Gross profit of $6.5 million was a $1.2 million increase above the first quarter of 2010 driven by increased volume. Gross profit margin for the quarter was 20.4 percent compared with 23.7 percent for the first quarter of 2010 with the reduction resulting from lower margin product mix in sales, particularly in the material handling and distribution operations. Compared to the first quarter of 2010, in material handling, there was a decrease in shipments of higher margin military and governmental units while in distribution, the increase in revenues was principally from lower margin used equipment sales.
Operating expenses for the first quarter 2011 were $5.2 million and included expenses of $1.4 million relating to expenditures at the ConExpo construction show, the CVS Ferrari operations and new operations started in 2010. This compared to the first quarter 2010 of $4.2 million. R&D expenses were flat at $0.3 million. SG&A expense of $4.9 million, including the above items was equivalent to 15.4 percent of sales for the quarter compared to 17.5 percent for the first quarter of 2010.
Andrew Rooke, Manitex International president and chief operating officer said, "Operational results for the quarter were in line with our expectations although clearly impacted by the significant marketing expenditures at the ConExpo show. We are encouraged by the performance of our crane operations and particularly the boom truck crane products where demand from domestic and international energy markets has driven not only strong sales, up 45 percent in the quarter, but also growth in the backlog which, on a consolidated basis, increased 20 percent from Dec. 31, 2010. Our Italian CVS Ferrari operations performed to expectations in the quarter and we continue to develop this business which we see as being in a sector well poised for growth, based on world container activity.

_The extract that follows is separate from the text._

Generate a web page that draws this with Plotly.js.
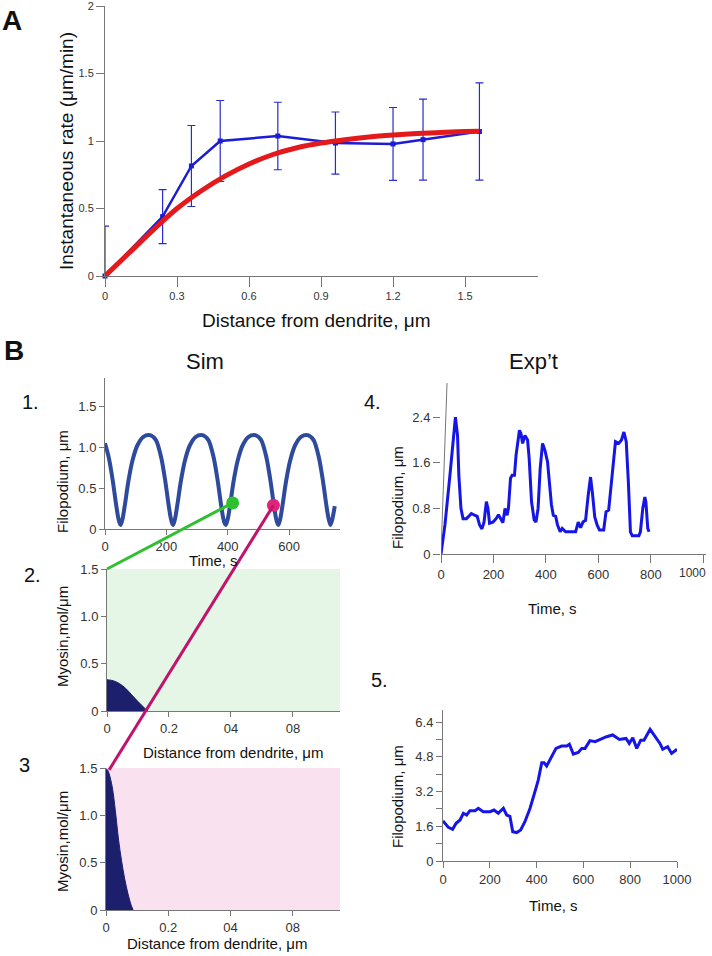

"Working capital remains a key focus as the level of activity increases, and the ratio of operating working capital to annualized last quarters sales, improved 100 basis points from Dec. 31, 2010 to 30.1 percent. This remains a key metric for the operations and our first target is to return to the 25 percent level of quarter four of 2008, which will require careful management of the supply chain as we progress through the year and manage critical components for delivery schedule and cost."
Langevin concluded, "We expect the second quarter to show a continuation of our recent quarter’s trend with an increase in sales approximating to the increase in our backlog, together with improving operating leverage. At the same time, we expect to see an increase in gross profit resulting from our sales expansion but we anticipate a continuing challenge in gross profit percentages due to a change in product mix and the impact of material cost increases that are being seen across a wide range of the supply chain."